Friday, January 26, 2024

Today's read... There's No Such Thing as Vegetables by Kyle Lukoff

Today's read hit my radar just a few days after my one son and I had a discussion over the definition of vegetables—he's in college studying science, so it wasn't hit lightly. As a kid, I always questioned the definitions surrounding fruit and vegetables, since they never seemed to make true sense. This book dives into the theme, and maybe will give some insight? Or maybe say what my son and I also decided?

Well, let's just find out!

by Kyle Lukoff
Illustrated by Andrea Tsurumi
Henry Holt & Co.
Picture Book
40 pages
ages 4 to 8

FEBRUARY 27th!!!

A hilarious new picture book that exposes vegetables for what they truly are―leaves, roots, flowers, and stalks―by National Book Award Finalist and Newbery Honor winner Kyle Lukoff, perfect for fans of the Our Universe series.

Chester plans to have a salad for lunch, but in order to do that, he'll need vegetables. So, off he goes to the community garden, except he quickly learns that he won't be dressing a salad anytime soon. Instead, the vegetables start dressing him down. According to them, "vegetables" don't exist!

I know what you are What the bell pepper? Vegetables are totally real! But here's the Kale is just a leaf, broccoli is a flower, potatoes are roots, and celery...well, stalks. Thanks to a lively, sassy cast of talking "veggies," Chester learns a valuable lesson about categories and how they shape our understanding of the world.

With a slyly informative text and illustrations that will crack readers up, the schooling in There's No Such Thing As Vegetables will be easy to digest and is a total treat.


Plant and food science come across in a delightful way with humor and some serious food for thought.

Chester's mother sends him to the garden to pick vegetables for their salad. Of course, he isn't going to pick anything without asking first (how rude would that be?), but when he tells each 'vegetable' what he's looking for, they send him away with a solid explanation of why they aren't a vegetable. Cauliflower, lettuce, and even the peas send him away, but with such a huge garden, there must be veggies somewhere.

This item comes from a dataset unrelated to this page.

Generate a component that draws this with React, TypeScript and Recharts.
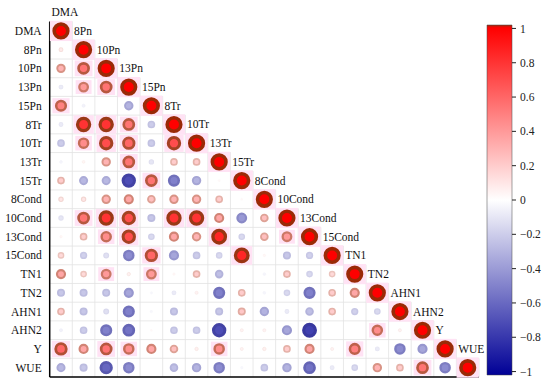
import {
  Bar,
  BarChart,
  ReferenceLine,
  Scatter,
  ScatterChart,
  XAxis,
  YAxis,
} from "recharts";

// variable names, top to bottom / left to right
const names = [
  "DMA", "8Pn", "10Pn", "13Pn", "15Pn", "8Tr", "10Tr", "13Tr", "15Tr",
  "8Cond", "10Cond", "13Cond", "15Cond", "TN1", "TN2", "AHN1", "AHN2", "Y", "WUE",
];

// lower triangle, one row per variable (diagonal = 1 is left out)
const rDMA: number[] = [];
const r8Pn = [0.08];
const r10Pn = [0.3, 0.55];
const r13Pn = [-0.08, 0.4, 0.55];
const r15Pn = [0.5, -0.05, 0, -0.3];
const r8Tr = [-0.08, 0.8, 0.8, 0.55, -0.2];
const r10Tr = [-0.2, 0.45, 0.7, 0.6, -0.2, 0.7];
const r13Tr = [-0.04, 0.04, 0.3, 0.55, -0.1, 0.2, 0.2];
const r15Tr = [0.2, -0.28, -0.28, -0.7, 0.55, -0.5, -0.3, 0.02];
const r8Cond = [0.1, 0.1, 0.3, 0.35, 0.25, 0.3, 0.3, 0.2, 0.02];
const r10Cond = [-0.1, 0.55, 0.8, 0.7, -0.22, 0.8, 0.8, 0.35, -0.4, 0.25];
const r13Cond = [0.03, 0.2, 0.45, 0.7, -0.15, 0.35, 0.3, 0.85, -0.15, 0.25, 0.4];
const r15Cond = [0.15, -0.18, -0.12, -0.45, 0.6, -0.35, -0.2, -0.15, 0.85, 0.03, -0.22, -0.18];
const rTN1 = [0.35, 0.15, 0.4, 0.06, 0.4, 0.03, 0.2, -0.25, 0, -0.04, 0.2, -0.15, 0.15];
const rTN2 = [-0.22, -0.22, -0.22, -0.35, -0.03, -0.08, 0.05, -0.5, 0.2, -0.04, -0.15, -0.5, 0.2, 0.35];
const rAHN1 = [0.2, -0.22, -0.12, -0.5, -0.03, -0.22, 0, -0.22, 0.22, -0.3, -0.08, -0.25, 0.2, -0.18, -0.15];
const rAHN2 = [-0.05, -0.2, -0.5, -0.55, 0.02, -0.2, -0.2, -0.7, 0.05, 0.05, -0.35, -0.75, 0, 0, 0.45, 0.05];
const rY = [0.6, 0.35, 0.55, 0.45, 0.35, 0.25, 0.06, 0.45, 0.05, 0.06, 0.2, 0.35, 0.05, 0.5, -0.08, -0.45, -0.35];
const rWUE = [-0.28, -0.22, -0.6, -0.45, 0, -0.25, -0.3, -0.45, -0.03, -0.2, -0.3, -0.55, -0.08, -0.15, 0.3, 0.2, 0.55, -0.45];

const rows = [
  rDMA, r8Pn, r10Pn, r13Pn, r15Pn, r8Tr, r10Tr, r13Tr, r15Tr, r8Cond,
  r10Cond, r13Cond, r15Cond, rTN1, rTN2, rAHN1, rAHN2, rY, rWUE,
];

const cbTicks = [-1, -0.8, -0.6, -0.4, -0.2, 0, 0.2, 0.4, 0.6, 0.8, 1];

const FONT = "Liberation Serif";
const CELL_H = (377 - 21.6) / 19;
const MAX_R = 8.6;

type Pt = { x: number; y: number; v: number; diag: boolean };

const points: Pt[] = [];
rows.forEach((row, r) => {
  row.forEach((v, c) => points.push({ x: c, y: r, v, diag: false }));
  points.push({ x: r, y: r, v: 1, diag: true });
});

function mix(a: number[], b: number[], t: number) {
  return a.map((x, i) => Math.round(x * (1 - t) + b[i] * t));
}

function fillOf(v: number) {
  if (v >= 0) return [255, 255 * (1 - v), 255 * (1 - v)];
  const a = -v;
  return [255 * (1 - a), 255 * (1 - a), 255 - a * 105];
}

const rgb = (c: number[]) => `rgb(${c.map(Math.round).join(",")})`;

function Bubble(props: any) {
  const { cx, cy, payload } = props;
  const v: number = payload.v;
  const a = Math.abs(v);
  const r = MAX_R * Math.sqrt(a);
  const fill = fillOf(v);
  const ring =
    v >= 0
      ? mix(fill, [110, 60, 10], Math.min(0.7, 0.9 * a))
      : mix(fill, [30, 30, 100], 0.3 * a);
  const sw = r * 0.42;
  return (
    <g>
      {v >= 0.4 && (
        <rect
          x={cx - r - 2.5}
          y={cy - r - 1.5}
          width={2 * r + 5}
          height={2 * r + 3}
          fill="#ffe2f4"
        />
      )}
      {r > 0.3 && (
        <circle
          cx={cx}
          cy={cy}
          r={Math.max(r - sw / 2, 0.3)}
          fill={rgb(fill)}
          stroke={rgb(ring)}
          strokeWidth={sw}
        />
      )}
      {payload.diag && (
        <text
          x={cx - 9.5}
          y={cy - CELL_H}
          dominantBaseline="central"
          style={{ fontFamily: FONT, fontSize: 11.5 }}
          fill="#111"
        >
          {names[payload.x]}
        </text>
      )}
    </g>
  );
}

const idx = names.map((_, i) => i);

function ColorBar() {
  return (
    <BarChart
      width={80}
      height={386}
      data={[{ name: "cb", range: [-1.02, 1.02] }]}
      margin={{ top: 25, right: 0, bottom: 11, left: 17 }}
      barCategoryGap={0}
    >
      <defs>
        <linearGradient id="cbGrad" x1="0" y1="0" x2="0" y2="1">
          <stop offset="0%" stopColor="#a02a10" />
          <stop offset="0.8%" stopColor="#ff0000" />
          <stop offset="50%" stopColor="#ffffff" />
          <stop offset="100%" stopColor="#000096" />
        </linearGradient>
      </defs>
      <XAxis dataKey="name" hide />
      <YAxis
        orientation="right"
        width={38}
        type="number"
        domain={[-1.02, 1.02]}
        ticks={cbTicks}
        interval={0}
        axisLine={false}
        tickLine={{ stroke: "#222" }}
        tickSize={4}
        tickMargin={4}
        tick={{ fontFamily: FONT, fontSize: 11.5, fill: "#222", textAnchor: "start" }}
        tickFormatter={(t: number) => String(t).replace("-", "\u2212")}
      />
      <Bar dataKey="range" fill="url(#cbGrad)" stroke="#444" strokeWidth={0.5} isAnimationActive={false} />
    </BarChart>
  );
}

export default function App() {
  return (
    <div
      style={{
        position: "relative",
        width: 550,
        height: 386,
        background: "#fff",
        fontFamily: FONT,
      }}
    >
      <style>{`body{margin:0} .recharts-text{font-family:"Liberation Serif",serif}`}</style>
      <ScatterChart
        width={550}
        height={386}
        margin={{ top: 21.6, right: 71, bottom: 8, left: 0 }}
      >
        <XAxis
          type="number"
          dataKey="x"
          domain={[-0.5, 18.5]}
          height={1}
          tick={false}
          tickLine={false}
          axisLine={{ stroke: "#000", strokeWidth: 1.5 }}
        />
        <YAxis
          type="number"
          dataKey="y"
          reversed
          domain={[-0.5, 18.5]}
          ticks={idx}
          interval={0}
          width={49.7}
          tickLine={false}
          tickSize={6}
          tickMargin={2}
          axisLine={{ stroke: "#000", strokeWidth: 1.5 }}
          tick={{ fontFamily: FONT, fontSize: 11.5, fill: "#111" }}
          tickFormatter={(i: number) => names[i]}
        />
        {idx.map((k) => (
          <ReferenceLine
            key={`h${k}`}
            segment={[
              { x: -0.5, y: k - 0.5 },
              { x: k + 0.5, y: k - 0.5 },
            ]}
            stroke="#e2e2e2"
            strokeWidth={0.8}
          />
        ))}
        {idx.map((k) => (
          <ReferenceLine
            key={`v${k}`}
            segment={[
              { x: k + 0.5, y: k - 0.5 },
              { x: k + 0.5, y: 18.5 },
            ]}
            stroke="#e2e2e2"
            strokeWidth={0.8}
          />
        ))}
        <Scatter data={points} shape={<Bubble />} isAnimationActive={false} />
      </ScatterChart>
      <div style={{ position: "absolute", left: 470, top: 0 }}>
        <ColorBar />
      </div>
    </div>
  );
}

While talking vegetables/fruits/leaves/roots/stalks/whatnots could border on cliche, this book branches off in a great mix of humor and facts. It's hard not to smile as Chester heads out to the garden with his mother's orders and a basket in arm because it's clear that things aren't going to go smoothly. And he has such good intentions! His politeness and kindness makes him sympathetic, and it's hard not to hope he can find a few veggies for the salad. As each veggie/fruit/...well, you get the idea...explains why they don't fit into the veggie category, they never come off as rude or snarky. Their arguments are simple, clear, cute and make sense, and these are supported with just the right amount of scientific facts for readers to understand exactly what's going on. There's a little bit of botany , but it remains basic and flows seamlessly into the humorous tale.  

The illustrations are bright and playful, making each item easy to identify while bringing it to life. The scientific aspects are clearly portrayed, when needed, to aide in understanding, but these stay fun, too. Some of the veggies/fruits/etc will be familiar, while others might need to be identified, which is another learning chance for young readers.

It's a cute read to use for story time and also works well as an original way to lead into the theme of fruits versus vegetables for groups settings. It promotes critical thinking and opens up the chance for discussions and, maybe, even the first hints of debate. For a seemingly simple, humorous book, it packs more than is obvious at the first glance.